Problem jest taki że ledwo coś mi się nie uda zaraz twierdze że nie, a już nie daj Boże jak mi się coś nei uda pare razy pod rząd.
Ostatnio nie udało mi się pobrać krwi do wszystkich probówek:/ I juz jestem zła chociaż dowodyprzemawiające na moja korzyść sa takie że:
nie chwaląc się wkłuwam sie wiecej od kol po fachu z podobnym doświadczeniem (serio)
kol z o wiele większym doświadczeniem faktycznie mnie chwalila
niektórzy pacjenci mnei chwalą (nie tak znowu mało) i czasem przed innymi kol
moją skuteczność oceniam na 80% (co najmniej)

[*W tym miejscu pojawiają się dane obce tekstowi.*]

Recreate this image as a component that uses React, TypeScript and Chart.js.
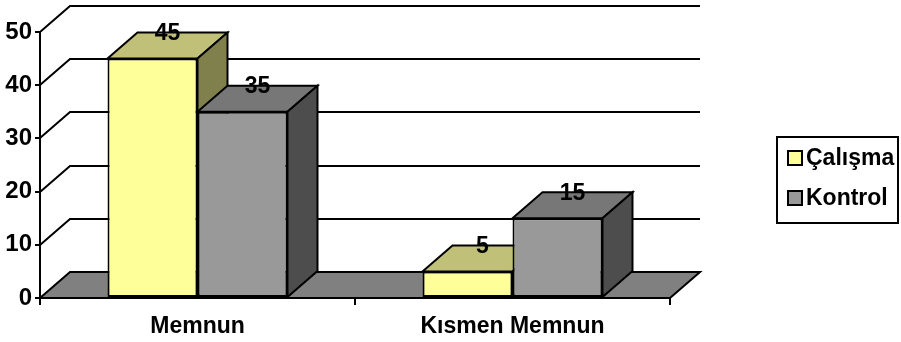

nei drzy mi ręka już dawno
Uff ok pomogło
Czy jestem atrakcyjna?
Oczywiście zalezy od mojego widoku w lustrze. Troche to narcystyczne ale jak każda kobieta mam kompleksy i muszę się tu wyżyć
Ok, dowody:
nikt miw sumei nie powiedzial ze jestem brzdydka
jak juz komentują to pozytywnie
w pracy b mile: piękna kobieta, sliczna dziewczyna itd już nie mówiąc wiadomo o kim
niektóre nigdy tego nei usłyszą w takiej ilości, ciesz się dziewczyno.
Szansa na lepszą pracę?
Może, jak wyjadę
Kroki podjęte?
Tak:
-zdobywam doświadczenie
- robię małe postępy w nauce języka
- chłop tez chce jechać
Oszczędności?
Male ale sa,no ale dostałam dopiero 4 wypłatę ( wyjdzie pod koniec mies mysle ok 1800 zl, może więcej)
Czas wolny?
Jakiś tam jest
Za dużo myślę o tym nie wolnym czasie
Ale teraz bede miala fajne zmiany tak ze pozytywnie ucze sie myslec.